Вчера состоялось совещание у Фурцевой по нашему театру. От нашего полку были: Любимов, Дупак, Глаголин, Можаев, Вознесенский, Логинов и пр. Черновой, прикидочный показ-репетиция «Живого» для высокого начальства состоится 17 февраля. Намечено так. Пришли радостные, в бодром, вздрюченном настроении.

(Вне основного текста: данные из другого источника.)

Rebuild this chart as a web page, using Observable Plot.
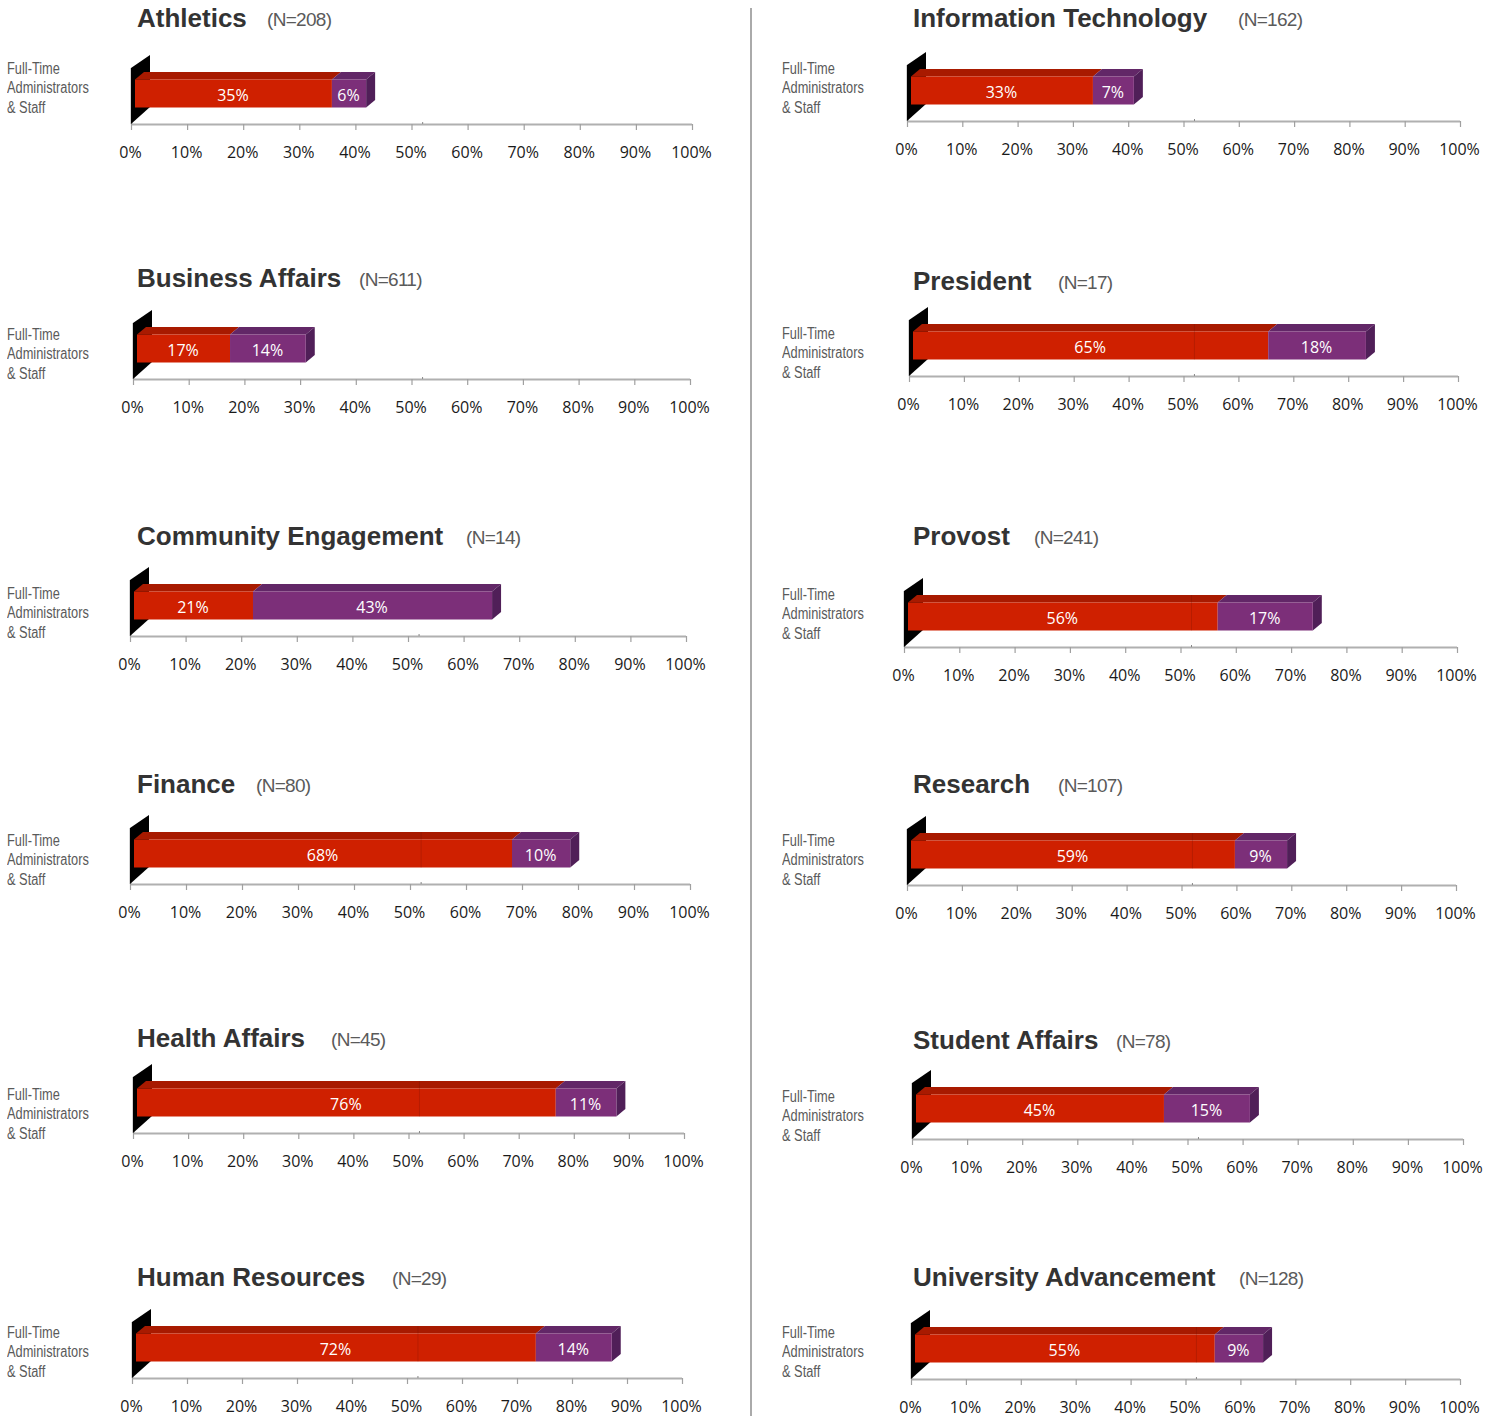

Можаев хвалил за «Хозяина», хвастался:
— Что они наработали там… в тайге… Боже мой… Приехали, худсовет как дал, живого места не оставил: и это плохо, и это плохо… Я говорю, да погодите, ребята, исправим… ну не на полку же класть, говорю… ну построим кусок тайги в павильоне, да переснимем, допишем и все свяжется. «Да нельзя». Да как, говорю, нельзя, все можно. Ну построили тайгу, часть натуры перенесли в палатки и все связалось и сейчас всем нравится… И он — стервец, хорошо играет, хорошо… молодец… И Володька прилично, но ты его перекрыл. Сурин на профсоюзном собрании сказал, что вот, дескать, приятная неожиданность… «Хозяин тайги» получился хороший фильм… — чуть ли не лучший фильм года» — и тому подобный полив. Сказал и о премии, но это, по-моему, мой полив ко мне вернулся. Можаев сказал по секрету, без передачи Назарову, что с ним уже подписан договор на второй сценарий о Сережкине и «на лето у тебя работа будет».